• GIVEN RECORDS:
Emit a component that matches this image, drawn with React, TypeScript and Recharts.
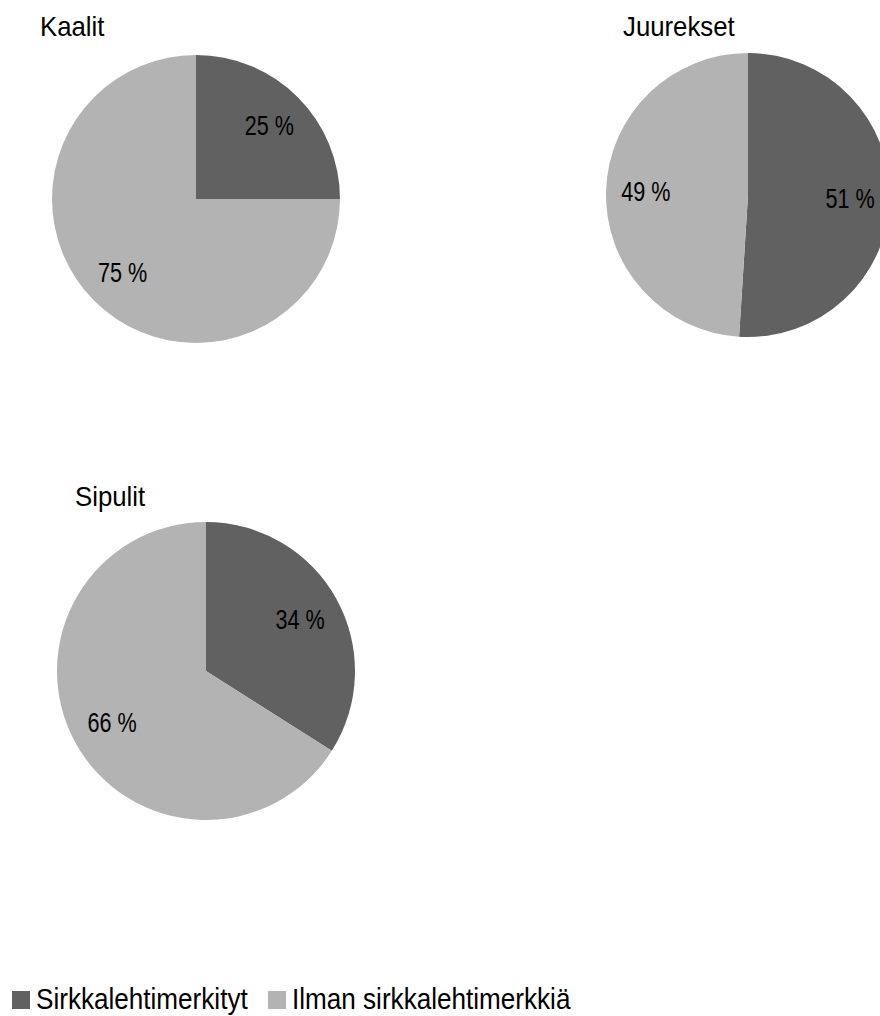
import React from 'react';
import { PieChart, Pie, Cell, Legend } from 'recharts';

const categories = ['Sirkkalehtimerkityt', 'Ilman sirkkalehtimerkkiä'];
const colors = ['#616161', '#b3b3b3'];
const kaalit = [25, 75];
const juurekset = [51, 49];
const sipulit = [34, 66];
const titles = ['Kaalit', 'Juurekset', 'Sipulit'];

const FONT = '"Liberation Sans", Arial, sans-serif';

const toData = (vals: number[]) => categories.map((name, i) => ({ name, value: vals[i] }));

const RAD = Math.PI / 180;
const renderLabel = (props: any) => {
  const { cx, cy, midAngle, outerRadius, value } = props;
  const r = outerRadius * 0.72;
  const x = cx + r * Math.cos(-midAngle * RAD);
  const y = cy + r * Math.sin(-midAngle * RAD);
  return (
    <text
      transform={`translate(${x},${y}) scale(0.8,1)`}
      x={0}
      y={0}
      textAnchor="middle"
      dominantBaseline="central"
      fill="#000"
      fontSize={27}
      fontFamily={FONT}
    >
      {`${value} %`}
    </text>
  );
};

const legendX = [12, 268];
const LegendContent = () => (
  <svg width={640} height={40} style={{ display: 'block' }}>
    {categories.map((c, i) => (
      <g key={c}>
        <rect x={legendX[i]} y={11} width={18} height={18} fill={colors[i]} />
        <text
          transform={`translate(${legendX[i] + 24},29) scale(0.87,1)`}
          x={0}
          y={0}
          fontSize={30}
          fontFamily={FONT}
          fill="#000"
        >
          {c}
        </text>
      </g>
    ))}
  </svg>
);

const pies = [
  { data: toData(kaalit), cx: 196, cy: 199, r: 144 },
  { data: toData(juurekset), cx: 748, cy: 195, r: 142 },
  { data: toData(sipulit), cx: 206, cy: 671, r: 149 },
];

const titlePos = [
  { left: 40, top: 13 },
  { left: 623, top: 13 },
  { left: 75, top: 483 },
];

export default function App() {
  return (
    <div style={{ position: 'absolute', left: 0, top: 0, width: 880, height: 1016, background: '#fff', overflow: 'hidden' }}>
      <PieChart width={880} height={1016} margin={{ top: 0, right: 0, bottom: 0, left: 0 }}>
        {pies.map((p, k) => (
          <Pie
            key={k}
            data={p.data}
            dataKey="value"
            nameKey="name"
            cx={p.cx}
            cy={p.cy}
            outerRadius={p.r}
            startAngle={90}
            endAngle={-270}
            stroke="none"
            label={renderLabel}
            labelLine={false}
            isAnimationActive={false}
          >
            {p.data.map((d, i) => (
              <Cell key={d.name} fill={colors[i]} />
            ))}
          </Pie>
        ))}
        <Legend
          content={<LegendContent />}
          wrapperStyle={{ position: 'absolute', left: 0, top: 980, width: 640 }}
        />
      </PieChart>
      {titles.map((t, i) => (
        <div
          key={t}
          style={{
            position: 'absolute',
            left: titlePos[i].left,
            top: titlePos[i].top,
            fontFamily: FONT,
            fontSize: 28,
            lineHeight: '28px',
            color: '#000',
            transform: 'scaleX(0.92)',
            transformOrigin: 'left top',
            whiteSpace: 'nowrap',
          }}
        >
          {t}
        </div>
      ))}
    </div>
  );
}
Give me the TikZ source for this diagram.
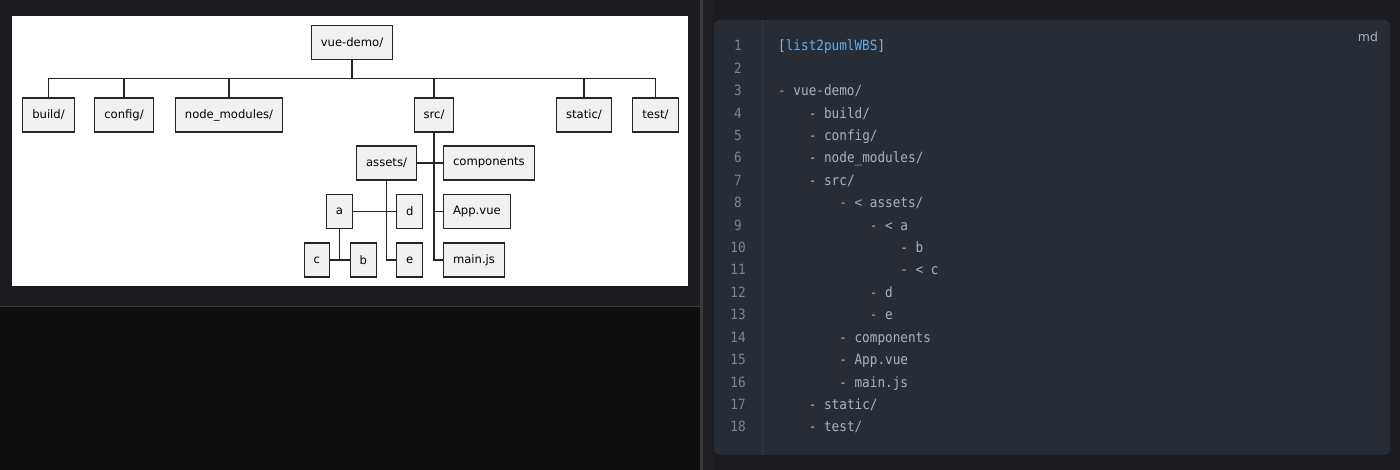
\documentclass[tikz,border=0pt]{standalone}
\usepackage{fontspec}
\setmainfont{DejaVu Sans}
\newfontfamily\codefont[FakeStretch=0.9]{DejaVu Sans Mono}

\definecolor{appbg}{HTML}{1C1B20}
\definecolor{lowbg}{HTML}{0E0E0E}
\definecolor{divgray}{HTML}{3A3A3D}
\definecolor{divdark}{HTML}{202024}
\definecolor{codebg}{HTML}{282C34}
\definecolor{gutline}{HTML}{33373F}
\definecolor{numgray}{HTML}{7F848E}
\definecolor{codefg}{HTML}{ABB2BF}
\definecolor{dashor}{HTML}{E0A050}
\definecolor{dashpale}{HTML}{C4B89A}
\definecolor{linkblue}{HTML}{61AFEF}
\definecolor{boxfill}{HTML}{F1F1F1}
\definecolor{boxline}{HTML}{262626}

\tikzset{
  wbs/.style={draw=boxline, fill=boxfill, line width=1.1pt, minimum height=34pt,
    inner xsep=9.5pt, text=black, font=\fontsize{11.6}{13}\selectfont},
  link/.style={draw=boxline, line width=1.1pt},
  lineno/.style={anchor=base, inner sep=0pt, text=numgray,
    font=\codefont\fontsize{14.1}{16}\selectfont},
  codeln/.style={anchor=base west, inner sep=0pt, text=codefg,
    font=\codefont\fontsize{14.1}{16}\selectfont}
}

\begin{document}
\begin{tikzpicture}[x=1pt,y=-1pt]
    \useasboundingbox (0,0) rectangle (1400,470);
    % window background
    \fill[appbg] (0,0) rectangle (1400,470);
    \fill[lowbg] (0,306) rectangle (700,470);
    \draw[divgray, line width=1.5pt] (0,306.5) -- (700,306.5);
    \fill[divgray] (700,0) rectangle (703,470);
    \fill[divdark] (703,0) rectangle (713,470);
    \fill[white] (12,16) rectangle (688,286);

    % tree
    \node[wbs] (root) at (352,42.5) {vue-demo/};
    \node[wbs] (build) at (48.5,115) {build/};
    \node[wbs] (config) at (124,115) {config/};
    \node[wbs] (nodemod) at (229,115) {node\_modules/};
    \node[wbs] (src) at (434,115) {src/};
    \node[wbs] (static) at (584,115) {static/};
    \node[wbs] (test) at (655.5,115) {test/};
    \node[wbs, anchor=east] (assets) at (417,163) {assets/};
    \node[wbs, anchor=west] (comp) at (443,163) {components};
    \node[wbs, anchor=west] (app) at (443,211.5) {App.vue};
    \node[wbs, anchor=west] (mainjs) at (443,260) {main.js};
    \node[wbs] (a) at (339.5,211.5) {a};
    \node[wbs, anchor=west] (d) at (396,211.5) {d};
    \node[wbs, anchor=west] (e) at (396,260) {e};
    \node[wbs, anchor=east] (c) at (330,260) {c};
    \node[wbs, anchor=west] (b) at (349.5,260) {b};

    \coordinate (bus) at (352,78.7);
    \draw[link] (root.south) -- (bus);
    \foreach \k in {build,config,nodemod,src,static,test}
        \draw[link] (\k.north) |- (bus);
    \draw[link] (src.south) -- (src.south |- mainjs.west) -- (mainjs.west);
    \draw[link] (src.south |- app.west) -- (app.west);
    \draw[link] (assets.east) -- (comp.west);
    \draw[link] (assets.south) |- (e.west);
    \draw[link] (a.east) -- (d.west);
    \draw[link] (a.south) -- (a.south |- c.east);
    \draw[link] (c.east) -- (b.west);

    % code panel
    \fill[codebg, rounded corners=6pt] (714,20) rectangle (1390,455);
    \draw[gutline] (762,20) -- (762,455);
    \node[text=codefg, font=\fontsize{12.5}{14}\selectfont] (lang) at (1368,37) {md};
    \foreach \i in {1,...,18}
        \node[lineno] (ln\i) at (738,{51+22.4*(\i-1)}) {\i};

    \node[codeln] (l1) at (778,51) {[\textcolor{linkblue}{list2pumlWBS}]};
    \node[codeln] (l3) at (778,95.8) {\textcolor{dashor}{-} vue-demo/};
    \node[codeln] (l4) at (808.6,118.2) {\textcolor{dashpale}{-} build/};
    \node[codeln] (l5) at (808.6,140.6) {\textcolor{dashpale}{-} config/};
    \node[codeln] (l6) at (808.6,163) {\textcolor{dashpale}{-} node\_modules/};
    \node[codeln] (l7) at (808.6,185.4) {\textcolor{dashpale}{-} src/};
    \node[codeln] (l8) at (839.1,207.8) {\textcolor{dashor}{-} < assets/};
    \node[codeln] (l9) at (869.7,230.2) {\textcolor{dashor}{-} < a};
    \node[codeln] (l10) at (900.2,252.6) {\textcolor{dashpale}{-} b};
    \node[codeln] (l11) at (900.2,275) {\textcolor{dashpale}{-} < c};
    \node[codeln] (l12) at (869.7,297.4) {\textcolor{dashor}{-} d};
    \node[codeln] (l13) at (869.7,319.8) {\textcolor{dashor}{-} e};
    \node[codeln] (l14) at (839.1,342.2) {\textcolor{dashpale}{-} components};
    \node[codeln] (l15) at (839.1,364.6) {\textcolor{dashpale}{-} App.vue};
    \node[codeln] (l16) at (839.1,387) {\textcolor{dashpale}{-} main.js};
    \node[codeln] (l17) at (808.6,409.4) {\textcolor{dashpale}{-} static/};
    \node[codeln] (l18) at (808.6,431.8) {\textcolor{dashpale}{-} test/};
\end{tikzpicture}
\end{document}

• INSTRUCTIONS FOR THE TASK:
Restate the data word for word from its first line through the line with "Pie, Cell, Legend", leaving out any picture along the way.

• ANSWER FOR THIS EXERCISE:
Emit a component that matches this image, drawn with React, TypeScript and Recharts.
import React from 'react';
import { PieChart, Pie, Cell, Legend } from 'recharts';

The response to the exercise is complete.